En honor a Alma incluyo la información de su brillante carrera artística que figura en los archivos de la Universidad de Princenton
por Pedro Zervigón
Hoy cumple años la querida amiga
Alma Concepción Suárez, hija de dos grandes puertorriqueños Doña Ada Suárez y Don Gilberto Concepción de Gracia, hermana del licenciado Gilberto Concepción Suárez y esposa del profesor emérito de la Universidad de Princeton, Arcadio Díaz Quiñones. En honor a Alma incluyo la información de su brillante carrera artística que figura en los archivos de la Universidad de Princenton. Muchas felicidades a la querida amiga:
Alma Concepción Collection
Princeton University Library is pleased to announce the acquisition by donation of the papers of Puerto Rican dancer, educator, choreographer, and independent scholar Alma Concepción. Concepción was first soloist of Ballets de San Juan, a member of the Carmen Amaya Company, Antonio´s Ballets de Madrid, and the Taller de Histriones mime company in Puerto Rico. She was the founder of Taller de Danza, a children’s movement and dance community organization based in Trenton, New Jersey. She was instructor of Spanish dance and ballet at the Princeton Ballet School and the Ballet Hispánico of New York, as well as Visiting Faculty at Fordham, Princeton, and Rutgers University. She has also been a long time and dedicated contributor to People & Stories / Gente y Cuentos, a grassroots literature program dedicated primarily to underserved communities.
Alma Concepción as Erzulí. Atibón-Ogú-Erzulí. 1979
The bulk of the collection consists of 42 chronologically and thematically organized albums that document Concepción’s life from her childhood in New York and Puerto Rico to her career as an artist in the performing arts and as an independent scholar. The albums contain hundreds of clippings, photographs, programs, letters, and posters. They extensively document the history of performing arts in Puerto Rico from 1950 to the early 1980s and shed light into other cultural aspects of contemporary Puerto Rican life in the island and its diaspora in the United States.

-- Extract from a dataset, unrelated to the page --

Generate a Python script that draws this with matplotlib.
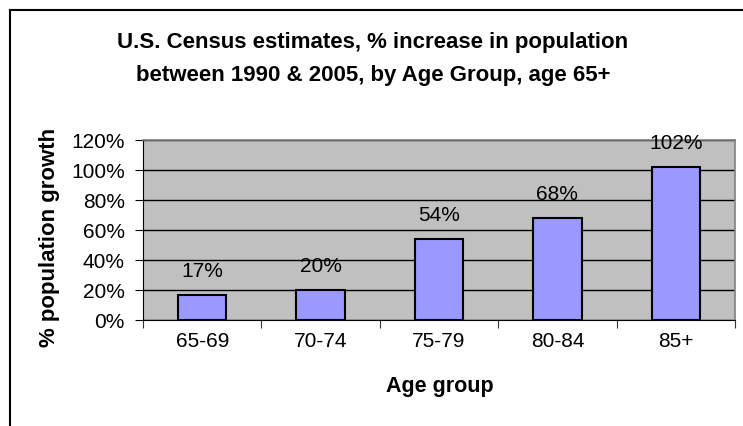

Alma Concepción Collection, Album #2
Many of the materials in the collection reference Ballets de San de Juan (co-directed by Ana García and Gilda Navarra), Taller de Histriones (directed by Gilda Navarra), as well as numerous Puerto Rican dancers. There are references to choreographers such as George Balanchine; dancers Alicia Alonso, Antonio Ruiz, Carmen Amaya, Frederick Franklin, María Tallfchief, Jacques d’Amboise; Puerto Rican musicians such as the Figueroa Family, Jack Delano, Héctor Campos Parsi, Amaury Veray, Ernesto Cordero; and visual artists Lorenzo Homar, Rafael Tufiño, and Antonio Martorell.
Alma, 1983. Screen print by Puerto Rican printmaker Lorenzo Homar in tribute to Alma Concepción. Lorenzo Homar Collection
The Alma Concepción Collection will open to the public for consultation and research in 2023 upon completion of cataloging and preservation measures.
Alma Concepción with students at the Ballet Hispánico of New York
Selected articles by Alma Concepción:
“Dancing their Stories: An experience with a Hispanic Community.” Dance in Hispanic Cultures, edited by Daniel Lewis, Harwood, 1994.
“Dance in Puerto Rico: Embodied Meanings.” Caribbean Dance from Abakuá to Zouk: How Movement Shapes Identity, edited by Susanna Sloat, University Press of Florida, 2002
“Dance and Belonging: Transformation of Rituals in Puerto Rican Music and Dance Forms.” Journal for the Anthropological Study of Human Movement, vol. 14, issue 4, 2007.